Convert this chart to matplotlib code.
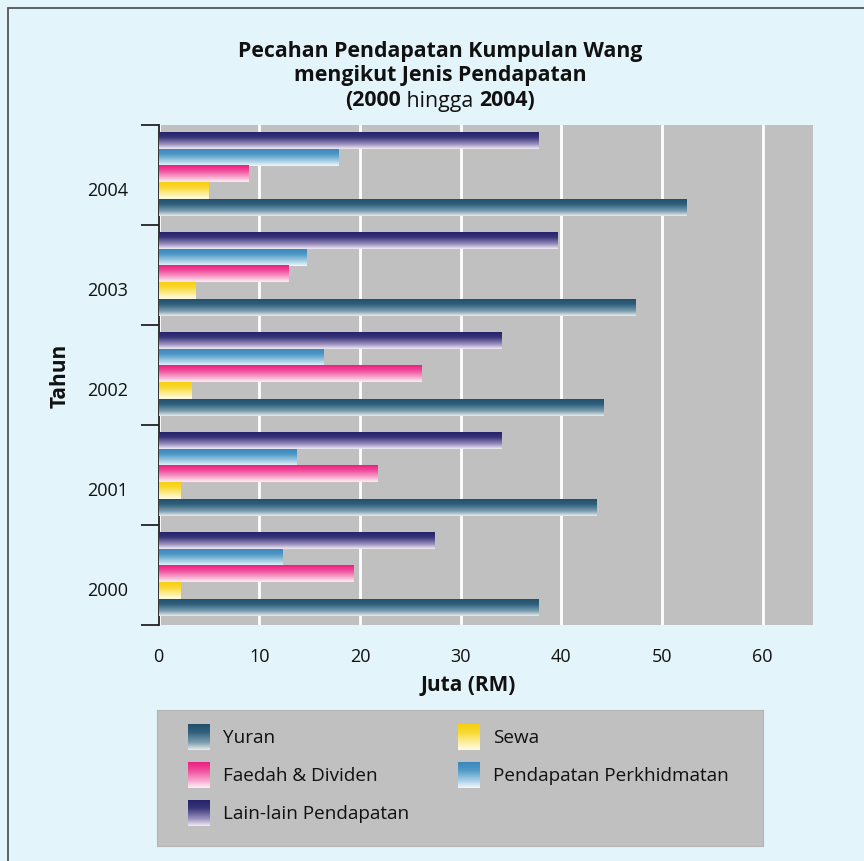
import numpy as np
import matplotlib; matplotlib.use("Agg")
import matplotlib.pyplot as plt
from matplotlib.colors import LinearSegmentedColormap
from matplotlib.patches import Rectangle

plt.rcParams['font.family'] = ['Open Sans', 'DejaVu Sans']

years = ["2000", "2001", "2002", "2003", "2004"]
# series listed top-to-bottom within each year group
series = ["Lain-lain Pendapatan", "Pendapatan Perkhidmatan", "Faedah & Dividen", "Sewa", "Yuran"]
lain = [27.4, 34.0, 34.0, 39.6, 37.7]
perkh = [12.3, 13.7, 16.3, 14.6, 17.8]
faedah = [19.3, 21.7, 26.1, 12.9, 8.9]
sewa = [2.1, 2.1, 3.2, 3.6, 4.9]
yuran = [37.7, 43.4, 44.1, 47.3, 52.4]
values = [lain, perkh, faedah, sewa, yuran]

# gradient stops (top -> bottom) per series
grads = {
    "Yuran": ["#244f6c", "#2f5f7c", "#7d9fb0", "#e8ecea"],
    "Faedah & Dividen": ["#ec1f82", "#f04a9a", "#f7a8cf", "#fdeef4"],
    "Lain-lain Pendapatan": ["#27236b", "#383478", "#9a90be", "#f0eaf4"],
    "Pendapatan Perkhidmatan": ["#3a88bb", "#4f98c6", "#a9cfe6", "#f0f7fa"],
    "Sewa": ["#f7cf10", "#f9d830", "#fcefa0", "#fffbe8"],
}
legend_order = [["Yuran", "Faedah & Dividen", "Lain-lain Pendapatan"],
                ["Sewa", "Pendapatan Perkhidmatan"]]

def cmap_for(name):
    c = grads[name]
    return LinearSegmentedColormap.from_list(name, [(0, c[0]), (0.3, c[1]), (0.72, c[2]), (1, c[3])])

grad_img = np.linspace(0, 1, 64).reshape(-1, 1)
TXT = "#111111"

W, H = 864, 862
fig = plt.figure(figsize=(W/100, H/100), dpi=100)
fig.patch.set_facecolor("#e3f4fa")
fig.patches.append(Rectangle((8/W, -0.05), 1.1, 1 - 9/H + 0.05, transform=fig.transFigure,
                             fill=False, ec="#555555", lw=1.3))

ax = fig.add_axes([158.5/W, 1-626/H, (813-158.5)/W, (626-126)/H])
ax.set_facecolor("#c0c0c0")
y = np.arange(len(years))
bh = 0.1675
for k, (name, vals) in enumerate(zip(series, values)):
    off = 0.01 + (2 - k) * bh
    bars = ax.barh(y + off, vals, height=bh, color=grads[name][1], zorder=2)
    cm = cmap_for(name)
    for p in bars:
        x0, y0, w, h = p.get_x(), p.get_y(), p.get_width(), p.get_height()
        ax.imshow(grad_img, cmap=cm, extent=[x0, x0 + w, y0, y0 + h], aspect='auto',
                  origin='upper', zorder=3, interpolation='bilinear')

ax.set_xlim(0, 65)
ax.set_ylim(-0.5, len(years) - 0.5)
ax.set_xticks(range(0, 61, 10))
ax.tick_params(axis='x', length=0, labelsize=13, pad=16, colors=TXT)
ax.grid(axis='x', color='white', lw=2, zorder=1)
ax.set_yticks(y - 0.13)
ax.set_yticklabels(years)
ax.tick_params(axis='y', length=0, labelsize=13, pad=22, colors=TXT)
ax.set_yticks(np.arange(-0.5, len(years)), minor=True)
ax.tick_params(axis='y', which='minor', length=13, width=1.3, color="#222222")
for s in ['top', 'right', 'bottom']:
    ax.spines[s].set_visible(False)
ax.spines['left'].set_color("#222222")
ax.spines['left'].set_linewidth(1.3)
ax.set_xlabel("Juta (RM)", fontsize=15, fontweight='bold', labelpad=6, color=TXT,
              x=(468-158.5)/(813-158.5))
ax.set_ylabel("Tahun", fontsize=15, fontweight='bold', labelpad=12, color=TXT)

# title
TS = 15.3
fig.text(440/W, 1-51/H, "Pecahan Pendapatan Kumpulan Wang", ha='center', va='center',
         fontsize=TS, fontweight='bold', color=TXT)
fig.text(440/W, 1-76/H, "mengikut Jenis Pendapatan", ha='center', va='center',
         fontsize=TS, fontweight='bold', color=TXT)
parts = [("(2000", 'bold'), (" hingga ", 'normal'), ("2004)", 'bold')]
fig.canvas.draw()
r = fig.canvas.get_renderer()
txts = [fig.text(0, 1-101/H, s, ha='left', va='center', fontsize=TS, fontweight=wt, color=TXT)
        for s, wt in parts]
widths = [t.get_window_extent(r).width for t in txts]
xcur = 440 - sum(widths) / 2
for t, wd in zip(txts, widths):
    t.set_x(xcur / W)
    xcur += wd

# legend
lax = fig.add_axes([157/W, 1-847/H, (763-157)/W, (847-711)/H])
lax.set_facecolor("#c0c0c0")
lax.set_xticks([]); lax.set_yticks([])
for s in lax.spines.values():
    s.set_color("#b4b4b4")
col_x = [188, 458]
row_y = [738, 776, 814]
for ci, col in enumerate(legend_order):
    for ri, name in enumerate(col):
        xs, ys = col_x[ci], row_y[ri]
        lax.imshow(grad_img, cmap=cmap_for(name), extent=[xs, xs + 22, ys + 13, ys - 13],
                   aspect='auto', origin='upper', interpolation='bilinear')
        lax.text(xs + 35, ys, name, ha='left', va='center', fontsize=13.6, color=TXT)
lax.set_xlim(157, 763)
lax.set_ylim(847, 711)

fig.savefig("out.png", dpi=100, facecolor=fig.get_facecolor())
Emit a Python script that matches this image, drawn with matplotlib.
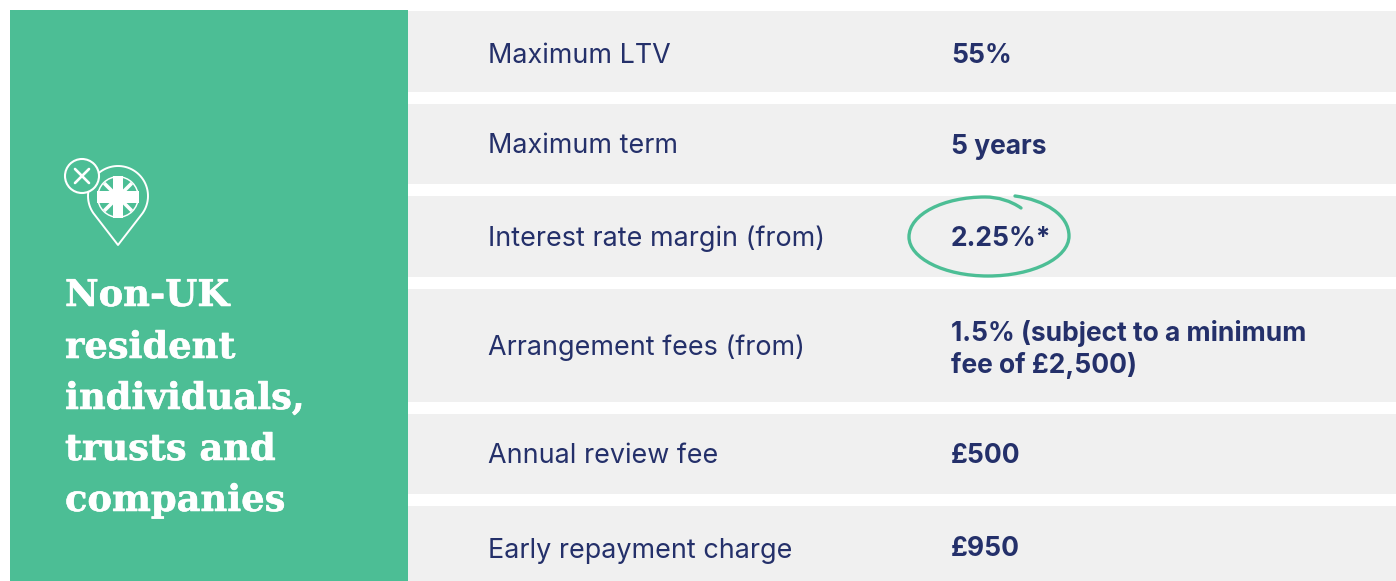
import matplotlib
matplotlib.use("Agg")
import matplotlib.patheffects as pe
import matplotlib.pyplot as plt
import numpy as np
from matplotlib.patches import Circle, PathPatch, Polygon, Rectangle
from matplotlib.path import Path

W, H = 1396, 581
GREEN = "#4cbe95"
NAVY = "#24306a"
GREY = "#f0f0f0"

heading = ["Non-UK", "resident", "individuals,", "trusts and", "companies"]
row_labels = [
    "Maximum LTV",
    "Maximum term",
    "Interest rate margin (from)",
    "Arrangement fees (from)",
    "Annual review fee",
    "Early repayment charge",
]
row_values = [
    "55%",
    "5 years",
    "2.25%*",
    "1.5% (subject to a minimum\nfee of £2,500)",
    "£500",
    "£950",
]

# pixel layout of the table
row_tops = [11, 104, 196, 289, 414, 506]
row_bottoms = [92, 184, 277, 402, 494, 581]
label_ys = [53, 143, 236, 345, 453, 548]
value_ys = [53, 144, 236, 344, 453, 546]
heading_ys = [292, 344, 395, 446, 497]

SANS = ["Inter", "Noto Sans", "DejaVu Sans"]

fig = plt.figure(figsize=(W / 100, H / 100), dpi=100)
ax = fig.add_axes([0, 0, 1, 1])
ax.set_xlim(0, W)
ax.set_ylim(H, 0)
ax.axis("off")

# --- Background panels ---
ax.add_patch(Rectangle((10, 10), 398, H - 10, fc=GREEN, ec="none"))
for top, bottom in zip(row_tops, row_bottoms):
    ax.add_patch(Rectangle((408, top), W - 408, bottom - top, fc=GREY, ec="none"))

# --- Table text ---
for label, y in zip(row_labels, label_ys):
    ax.text(488, y, label, color=NAVY, fontsize=19.4, family=SANS, va="center_baseline")
for value, y in zip(row_values, value_ys):
    ax.text(951, y, value, color=NAVY, fontsize=19, family=SANS, weight="bold",
            va="center_baseline", linespacing=1.22)

# --- Heading ---
for line, y in zip(heading, heading_ys):
    ax.text(65, y, line, color="white", fontsize=26.5, family="DejaVu Serif",
            weight="bold", va="center_baseline",
            path_effects=[pe.withStroke(linewidth=0.4, foreground="white")])

# --- Hand-drawn ring round the rate ---
ring = Path(
    [(1015, 196), (1045, 200), (1069, 215), (1069, 236),
     (1069, 258), (1033, 276), (988, 276),
     (944, 276), (909, 258), (909, 237),
     (909, 214), (944, 197), (985, 197),
     (998, 197), (1011, 201), (1021, 208)],
    [Path.MOVETO] + [Path.CURVE4] * 15,
)
ax.add_patch(PathPatch(ring, fc="none", ec=GREEN, lw=2.4, capstyle="round"))

# --- Pin icon ---
pin_cx, pin_cy, pin_r, tip_y = 118, 196, 30, 245
angles = np.radians(np.linspace(-35, 215, 60))
verts = [(pin_cx, tip_y)]
verts += [(pin_cx + pin_r * np.cos(a), pin_cy - pin_r * np.sin(a)) for a in angles]
verts.append((pin_cx, tip_y))
ax.add_patch(Polygon(verts, closed=True, fc="none", ec="white", lw=1.4, joinstyle="round"))

# flag disc: white rim, green field, white saltire and cross
flag_x, flag_y, flag_r = 118, 197, 21
ax.add_patch(Circle((flag_x, flag_y), flag_r, fc="white", ec="none"))
ax.add_patch(Circle((flag_x, flag_y), flag_r - 1.5, fc=GREEN, ec="none"))
clip = Circle((flag_x, flag_y), flag_r - 1.5, transform=ax.transData)
for sx in (-1, 1):
    for sy in (-1, 1):
        line, = ax.plot([flag_x, flag_x + sx * flag_r], [flag_y, flag_y + sy * flag_r],
                        color="white", lw=2.6)
        line.set_clip_path(clip)
ax.add_patch(Rectangle((flag_x - 5, flag_y - flag_r), 10, 2 * flag_r, fc="white", ec="none"))
ax.add_patch(Rectangle((flag_x - flag_r, flag_y - 6), 2 * flag_r, 12, fc="white", ec="none"))

# --- Cross badge ---
ax.add_patch(Circle((82, 176), 17, fc=GREEN, ec="white", lw=1.5, zorder=5))
for d in (-1, 1):
    ax.plot([75, 89], [176 - d * 7, 176 + d * 7], color="white", lw=1.9,
            solid_capstyle="round", zorder=6)

fig.savefig("out.png", dpi=100)
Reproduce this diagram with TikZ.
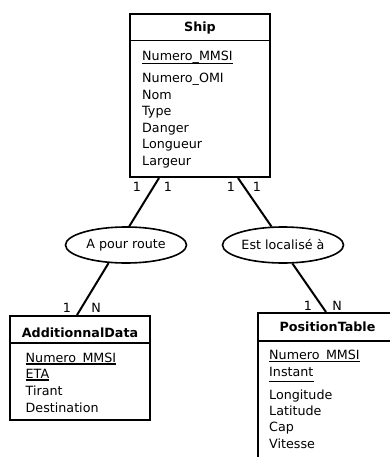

##############################

▶ **Exercise details**:
Skip the pictures and quote each line of the entries above, from the first through the line with "plt.rcParams['font.family'] = ['Open", exactly as it appears.

▶ **Written solution**:
Convert this chart to matplotlib code.
import numpy as np
import matplotlib; matplotlib.use("Agg")
import matplotlib.pyplot as plt
from matplotlib.colors import LinearSegmentedColormap
from matplotlib.patches import Rectangle

plt.rcParams['font.family'] = ['Open Sans', 'DejaVu Sans']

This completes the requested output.